Problem details ->
Output the lines exactly, from the one where "Clone this chart in matplotlib." appears through the one where "plt.rcParams['font.family'] = ['Liberation Serif', 'Noto" appears. Images are left out.

┄┄┄┄┄┄

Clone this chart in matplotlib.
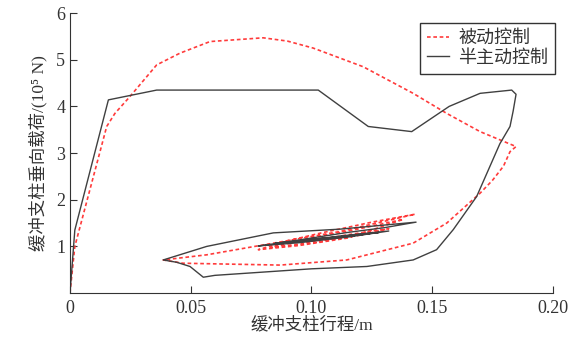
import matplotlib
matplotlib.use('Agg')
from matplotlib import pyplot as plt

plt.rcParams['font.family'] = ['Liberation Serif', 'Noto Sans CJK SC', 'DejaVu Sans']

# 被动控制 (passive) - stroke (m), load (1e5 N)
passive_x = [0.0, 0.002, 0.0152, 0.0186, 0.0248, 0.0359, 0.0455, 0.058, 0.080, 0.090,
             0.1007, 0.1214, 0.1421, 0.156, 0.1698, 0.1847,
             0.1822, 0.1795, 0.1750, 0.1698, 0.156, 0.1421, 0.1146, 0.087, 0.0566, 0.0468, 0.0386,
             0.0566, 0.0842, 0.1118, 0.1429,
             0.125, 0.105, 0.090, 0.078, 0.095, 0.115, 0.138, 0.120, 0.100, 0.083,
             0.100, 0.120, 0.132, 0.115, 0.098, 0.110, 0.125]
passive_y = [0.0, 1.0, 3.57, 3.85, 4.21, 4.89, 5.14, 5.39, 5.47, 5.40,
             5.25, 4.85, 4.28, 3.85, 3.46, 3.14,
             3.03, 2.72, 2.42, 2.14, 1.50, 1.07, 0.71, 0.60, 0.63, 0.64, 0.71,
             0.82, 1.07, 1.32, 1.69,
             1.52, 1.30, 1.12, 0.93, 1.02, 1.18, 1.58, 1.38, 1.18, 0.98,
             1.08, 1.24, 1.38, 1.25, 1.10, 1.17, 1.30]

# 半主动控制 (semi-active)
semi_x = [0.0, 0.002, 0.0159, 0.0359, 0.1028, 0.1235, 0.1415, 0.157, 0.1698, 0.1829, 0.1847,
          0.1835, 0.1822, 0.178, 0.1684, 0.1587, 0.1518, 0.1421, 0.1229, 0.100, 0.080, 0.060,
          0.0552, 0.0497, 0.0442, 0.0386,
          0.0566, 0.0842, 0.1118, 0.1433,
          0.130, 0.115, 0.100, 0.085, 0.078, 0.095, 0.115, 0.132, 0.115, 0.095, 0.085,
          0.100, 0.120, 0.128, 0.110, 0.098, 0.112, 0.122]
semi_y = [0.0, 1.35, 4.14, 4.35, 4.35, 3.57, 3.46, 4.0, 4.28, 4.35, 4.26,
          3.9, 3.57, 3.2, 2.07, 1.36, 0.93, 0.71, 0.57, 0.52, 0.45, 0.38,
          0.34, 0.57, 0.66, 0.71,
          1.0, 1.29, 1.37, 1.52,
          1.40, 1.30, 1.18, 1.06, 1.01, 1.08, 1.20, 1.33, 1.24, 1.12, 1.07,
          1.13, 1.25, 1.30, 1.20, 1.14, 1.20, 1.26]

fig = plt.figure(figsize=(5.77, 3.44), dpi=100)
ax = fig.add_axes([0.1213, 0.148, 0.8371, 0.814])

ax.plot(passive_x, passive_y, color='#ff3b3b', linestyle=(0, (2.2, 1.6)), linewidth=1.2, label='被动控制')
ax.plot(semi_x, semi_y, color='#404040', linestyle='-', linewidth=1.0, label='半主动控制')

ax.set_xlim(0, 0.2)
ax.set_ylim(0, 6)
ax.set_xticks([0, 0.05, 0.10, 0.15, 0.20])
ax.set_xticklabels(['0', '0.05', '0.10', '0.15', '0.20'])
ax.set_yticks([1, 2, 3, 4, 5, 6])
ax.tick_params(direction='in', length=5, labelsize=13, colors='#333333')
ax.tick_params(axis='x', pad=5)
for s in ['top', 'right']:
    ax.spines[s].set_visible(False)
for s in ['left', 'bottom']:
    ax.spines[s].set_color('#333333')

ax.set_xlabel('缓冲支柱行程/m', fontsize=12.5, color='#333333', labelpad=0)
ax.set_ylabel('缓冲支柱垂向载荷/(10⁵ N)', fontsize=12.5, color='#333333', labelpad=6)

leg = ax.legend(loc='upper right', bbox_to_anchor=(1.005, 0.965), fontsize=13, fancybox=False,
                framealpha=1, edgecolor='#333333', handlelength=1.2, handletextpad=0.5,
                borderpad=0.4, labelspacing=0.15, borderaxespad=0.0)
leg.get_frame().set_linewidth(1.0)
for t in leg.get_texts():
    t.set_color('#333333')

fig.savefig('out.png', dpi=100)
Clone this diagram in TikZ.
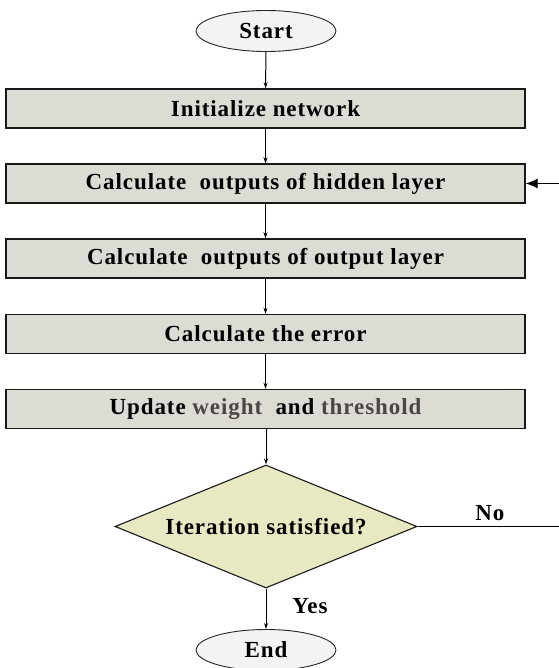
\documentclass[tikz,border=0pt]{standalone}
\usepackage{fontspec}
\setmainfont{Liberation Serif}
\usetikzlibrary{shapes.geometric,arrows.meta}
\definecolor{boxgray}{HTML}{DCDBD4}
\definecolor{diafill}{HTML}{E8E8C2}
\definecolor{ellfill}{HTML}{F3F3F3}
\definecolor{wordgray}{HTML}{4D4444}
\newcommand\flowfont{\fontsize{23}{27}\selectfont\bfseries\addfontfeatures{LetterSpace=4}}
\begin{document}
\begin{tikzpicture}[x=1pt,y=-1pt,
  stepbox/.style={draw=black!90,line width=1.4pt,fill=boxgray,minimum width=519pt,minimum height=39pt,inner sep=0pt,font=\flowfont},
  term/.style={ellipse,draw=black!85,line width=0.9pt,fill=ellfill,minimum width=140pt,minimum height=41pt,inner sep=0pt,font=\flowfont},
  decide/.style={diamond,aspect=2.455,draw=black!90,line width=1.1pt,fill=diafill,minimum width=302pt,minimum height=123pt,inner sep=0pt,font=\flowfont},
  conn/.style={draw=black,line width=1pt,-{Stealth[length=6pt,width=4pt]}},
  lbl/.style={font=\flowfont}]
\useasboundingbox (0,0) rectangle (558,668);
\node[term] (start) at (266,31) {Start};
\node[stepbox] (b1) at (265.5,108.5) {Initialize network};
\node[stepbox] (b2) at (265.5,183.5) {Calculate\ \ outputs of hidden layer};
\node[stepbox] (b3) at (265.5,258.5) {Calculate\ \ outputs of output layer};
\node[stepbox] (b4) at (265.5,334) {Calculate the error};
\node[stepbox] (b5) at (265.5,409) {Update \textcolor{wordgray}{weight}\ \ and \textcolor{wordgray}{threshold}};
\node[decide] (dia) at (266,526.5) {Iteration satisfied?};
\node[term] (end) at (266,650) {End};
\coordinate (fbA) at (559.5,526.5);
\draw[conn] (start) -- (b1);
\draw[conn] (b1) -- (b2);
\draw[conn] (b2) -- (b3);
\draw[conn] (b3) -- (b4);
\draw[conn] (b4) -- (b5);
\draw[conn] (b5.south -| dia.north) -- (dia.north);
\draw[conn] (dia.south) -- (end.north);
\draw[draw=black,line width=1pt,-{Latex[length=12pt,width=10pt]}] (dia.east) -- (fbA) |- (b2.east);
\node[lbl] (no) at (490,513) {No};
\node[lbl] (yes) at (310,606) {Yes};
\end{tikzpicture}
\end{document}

┄┄┄┄┄┄

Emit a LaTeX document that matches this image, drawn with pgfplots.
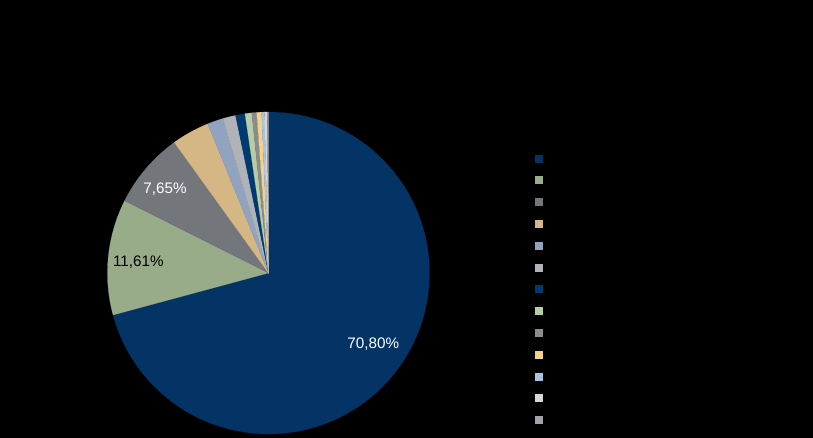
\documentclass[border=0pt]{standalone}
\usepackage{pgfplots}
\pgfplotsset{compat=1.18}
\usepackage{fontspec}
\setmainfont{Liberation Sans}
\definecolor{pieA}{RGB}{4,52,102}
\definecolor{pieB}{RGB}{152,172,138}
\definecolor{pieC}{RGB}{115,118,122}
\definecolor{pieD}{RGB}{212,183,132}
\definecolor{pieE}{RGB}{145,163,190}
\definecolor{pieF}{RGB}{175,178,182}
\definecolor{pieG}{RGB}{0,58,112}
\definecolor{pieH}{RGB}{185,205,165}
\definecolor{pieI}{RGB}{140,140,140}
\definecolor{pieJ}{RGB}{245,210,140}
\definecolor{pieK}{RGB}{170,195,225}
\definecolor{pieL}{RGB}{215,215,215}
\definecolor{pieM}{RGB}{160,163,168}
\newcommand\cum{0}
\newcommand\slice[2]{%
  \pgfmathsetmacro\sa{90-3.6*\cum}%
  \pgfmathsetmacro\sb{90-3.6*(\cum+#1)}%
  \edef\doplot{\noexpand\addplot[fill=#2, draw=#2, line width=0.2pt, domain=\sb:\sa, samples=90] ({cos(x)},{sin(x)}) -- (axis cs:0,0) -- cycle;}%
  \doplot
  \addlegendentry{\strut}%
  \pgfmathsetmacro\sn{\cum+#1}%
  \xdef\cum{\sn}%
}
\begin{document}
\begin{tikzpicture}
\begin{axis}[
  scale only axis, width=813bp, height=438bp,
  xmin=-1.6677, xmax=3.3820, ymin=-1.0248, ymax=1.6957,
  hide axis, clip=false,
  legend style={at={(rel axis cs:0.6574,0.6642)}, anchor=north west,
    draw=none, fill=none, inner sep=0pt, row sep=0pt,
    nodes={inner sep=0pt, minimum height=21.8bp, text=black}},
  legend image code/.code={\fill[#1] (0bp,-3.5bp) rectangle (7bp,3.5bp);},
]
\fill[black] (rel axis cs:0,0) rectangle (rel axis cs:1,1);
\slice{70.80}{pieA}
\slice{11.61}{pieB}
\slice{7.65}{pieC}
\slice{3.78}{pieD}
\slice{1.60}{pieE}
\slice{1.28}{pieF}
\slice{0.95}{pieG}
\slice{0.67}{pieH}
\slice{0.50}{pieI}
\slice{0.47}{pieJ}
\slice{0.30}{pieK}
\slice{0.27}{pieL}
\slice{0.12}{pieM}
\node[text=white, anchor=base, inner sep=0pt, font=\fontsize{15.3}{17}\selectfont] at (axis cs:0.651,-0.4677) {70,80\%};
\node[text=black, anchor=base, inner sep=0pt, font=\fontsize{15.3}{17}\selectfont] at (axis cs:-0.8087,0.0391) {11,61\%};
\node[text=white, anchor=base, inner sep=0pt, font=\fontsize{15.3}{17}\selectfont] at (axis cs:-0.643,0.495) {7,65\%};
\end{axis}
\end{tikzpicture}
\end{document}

┄┄┄┄┄┄

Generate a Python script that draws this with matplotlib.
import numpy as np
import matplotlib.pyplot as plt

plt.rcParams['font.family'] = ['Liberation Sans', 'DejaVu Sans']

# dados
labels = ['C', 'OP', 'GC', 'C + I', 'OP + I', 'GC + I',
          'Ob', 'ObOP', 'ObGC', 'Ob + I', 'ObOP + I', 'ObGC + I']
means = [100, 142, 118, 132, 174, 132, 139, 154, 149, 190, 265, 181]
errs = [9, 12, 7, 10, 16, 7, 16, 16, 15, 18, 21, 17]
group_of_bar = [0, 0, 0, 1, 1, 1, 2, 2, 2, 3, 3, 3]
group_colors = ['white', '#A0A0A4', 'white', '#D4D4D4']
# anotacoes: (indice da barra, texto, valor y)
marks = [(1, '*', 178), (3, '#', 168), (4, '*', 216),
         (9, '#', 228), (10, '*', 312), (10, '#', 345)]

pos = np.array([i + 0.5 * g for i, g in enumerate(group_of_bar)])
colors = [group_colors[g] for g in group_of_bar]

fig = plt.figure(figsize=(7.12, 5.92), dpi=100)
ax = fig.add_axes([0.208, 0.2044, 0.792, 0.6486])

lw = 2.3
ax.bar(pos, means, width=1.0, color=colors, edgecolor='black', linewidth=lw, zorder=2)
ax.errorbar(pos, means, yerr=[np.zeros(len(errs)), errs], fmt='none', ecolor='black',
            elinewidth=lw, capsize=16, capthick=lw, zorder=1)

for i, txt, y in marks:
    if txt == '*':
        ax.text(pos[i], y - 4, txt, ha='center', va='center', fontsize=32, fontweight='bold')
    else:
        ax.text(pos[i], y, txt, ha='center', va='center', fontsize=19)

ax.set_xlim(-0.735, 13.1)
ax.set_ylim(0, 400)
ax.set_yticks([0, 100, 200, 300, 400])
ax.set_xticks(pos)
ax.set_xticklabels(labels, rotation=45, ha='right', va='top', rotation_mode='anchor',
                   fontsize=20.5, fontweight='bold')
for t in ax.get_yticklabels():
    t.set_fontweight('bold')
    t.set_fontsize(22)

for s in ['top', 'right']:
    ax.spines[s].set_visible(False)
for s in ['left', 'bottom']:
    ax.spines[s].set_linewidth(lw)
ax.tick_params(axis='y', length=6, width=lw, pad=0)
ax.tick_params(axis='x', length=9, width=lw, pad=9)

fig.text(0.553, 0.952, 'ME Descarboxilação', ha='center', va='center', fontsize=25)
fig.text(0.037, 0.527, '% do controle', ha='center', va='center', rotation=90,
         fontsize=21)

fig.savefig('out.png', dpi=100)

┄┄┄┄┄┄

Result of the task ->
Clone this chart in matplotlib.
import matplotlib
matplotlib.use('Agg')
from matplotlib import pyplot as plt

plt.rcParams['font.family'] = ['Liberation Serif', 'Noto Sans CJK SC', 'DejaVu Sans']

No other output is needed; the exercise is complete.